-- Goal --
Starting at the line containing "The picture is", please quote every line up to and including the line containing "(0,0) rectangle (3648,517);", exactly, and nothing beyond.

-- Given data --
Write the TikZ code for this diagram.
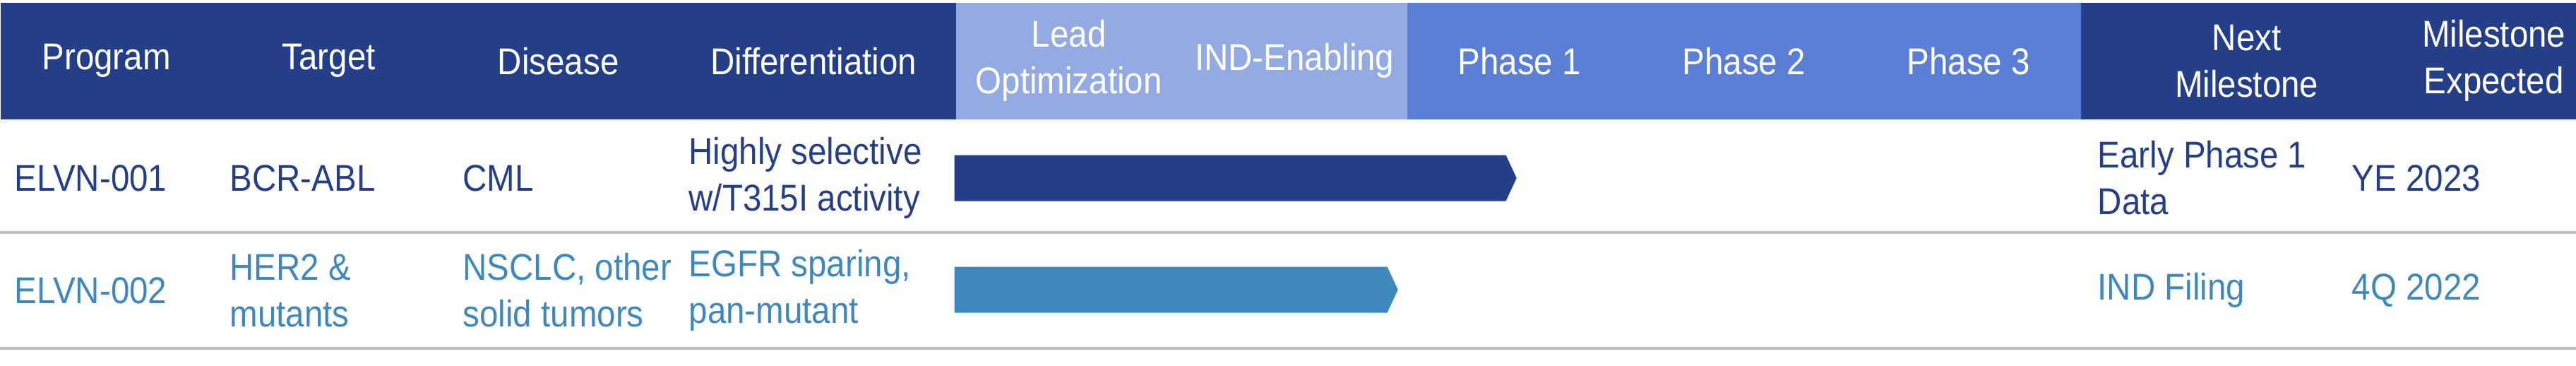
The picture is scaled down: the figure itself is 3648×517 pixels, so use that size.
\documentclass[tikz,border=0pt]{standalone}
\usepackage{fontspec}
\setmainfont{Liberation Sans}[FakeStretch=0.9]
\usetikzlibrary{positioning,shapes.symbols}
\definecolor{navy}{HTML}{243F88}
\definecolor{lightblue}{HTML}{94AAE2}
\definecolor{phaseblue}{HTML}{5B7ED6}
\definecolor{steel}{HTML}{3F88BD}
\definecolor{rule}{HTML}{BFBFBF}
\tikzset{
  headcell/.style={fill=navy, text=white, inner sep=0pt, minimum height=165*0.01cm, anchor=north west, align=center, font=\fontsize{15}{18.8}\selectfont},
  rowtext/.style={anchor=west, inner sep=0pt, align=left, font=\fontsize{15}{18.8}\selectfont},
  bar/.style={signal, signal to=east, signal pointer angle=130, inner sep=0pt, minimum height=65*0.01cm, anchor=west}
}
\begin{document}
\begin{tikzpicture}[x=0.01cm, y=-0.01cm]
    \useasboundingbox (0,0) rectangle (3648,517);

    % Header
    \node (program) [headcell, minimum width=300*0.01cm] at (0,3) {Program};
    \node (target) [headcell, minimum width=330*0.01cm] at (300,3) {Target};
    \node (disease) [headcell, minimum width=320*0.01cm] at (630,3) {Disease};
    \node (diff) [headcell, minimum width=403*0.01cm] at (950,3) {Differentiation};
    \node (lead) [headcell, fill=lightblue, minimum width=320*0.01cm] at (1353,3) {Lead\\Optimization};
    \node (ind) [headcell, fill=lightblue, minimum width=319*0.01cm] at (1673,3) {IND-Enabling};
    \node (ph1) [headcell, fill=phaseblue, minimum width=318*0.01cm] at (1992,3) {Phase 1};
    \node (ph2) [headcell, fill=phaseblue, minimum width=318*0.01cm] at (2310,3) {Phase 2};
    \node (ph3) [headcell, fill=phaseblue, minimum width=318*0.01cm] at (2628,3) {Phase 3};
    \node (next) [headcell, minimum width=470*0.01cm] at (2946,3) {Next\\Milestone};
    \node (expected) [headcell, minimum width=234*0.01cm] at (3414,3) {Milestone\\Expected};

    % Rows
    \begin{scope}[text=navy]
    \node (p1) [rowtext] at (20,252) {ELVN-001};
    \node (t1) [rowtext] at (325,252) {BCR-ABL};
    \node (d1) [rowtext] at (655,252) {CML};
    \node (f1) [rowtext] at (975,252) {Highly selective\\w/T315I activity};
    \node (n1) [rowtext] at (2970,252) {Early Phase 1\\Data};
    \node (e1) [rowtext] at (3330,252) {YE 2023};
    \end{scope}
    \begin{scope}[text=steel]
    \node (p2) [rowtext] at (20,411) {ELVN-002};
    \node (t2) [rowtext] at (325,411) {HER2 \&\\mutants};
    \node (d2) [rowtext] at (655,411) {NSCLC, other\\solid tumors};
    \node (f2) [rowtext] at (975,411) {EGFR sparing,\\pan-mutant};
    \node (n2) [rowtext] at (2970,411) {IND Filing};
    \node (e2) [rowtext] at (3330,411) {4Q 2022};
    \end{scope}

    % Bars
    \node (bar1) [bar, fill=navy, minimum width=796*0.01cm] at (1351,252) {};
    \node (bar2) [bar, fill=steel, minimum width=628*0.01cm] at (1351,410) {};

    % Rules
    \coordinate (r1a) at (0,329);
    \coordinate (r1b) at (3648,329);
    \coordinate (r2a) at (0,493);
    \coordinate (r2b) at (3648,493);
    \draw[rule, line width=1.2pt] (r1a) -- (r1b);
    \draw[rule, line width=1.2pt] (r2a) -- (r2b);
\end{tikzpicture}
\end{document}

-- Answer for this exercise --
The picture is scaled down: the figure itself is 3648×517 pixels, so use that size.
\documentclass[tikz,border=0pt]{standalone}
\usepackage{fontspec}
\setmainfont{Liberation Sans}[FakeStretch=0.9]
\usetikzlibrary{positioning,shapes.symbols}
\definecolor{navy}{HTML}{243F88}
\definecolor{lightblue}{HTML}{94AAE2}
\definecolor{phaseblue}{HTML}{5B7ED6}
\definecolor{steel}{HTML}{3F88BD}
\definecolor{rule}{HTML}{BFBFBF}
\tikzset{
  headcell/.style={fill=navy, text=white, inner sep=0pt, minimum height=165*0.01cm, anchor=north west, align=center, font=\fontsize{15}{18.8}\selectfont},
  rowtext/.style={anchor=west, inner sep=0pt, align=left, font=\fontsize{15}{18.8}\selectfont},
  bar/.style={signal, signal to=east, signal pointer angle=130, inner sep=0pt, minimum height=65*0.01cm, anchor=west}
}
\begin{document}
\begin{tikzpicture}[x=0.01cm, y=-0.01cm]
    \useasboundingbox (0,0) rectangle (3648,517);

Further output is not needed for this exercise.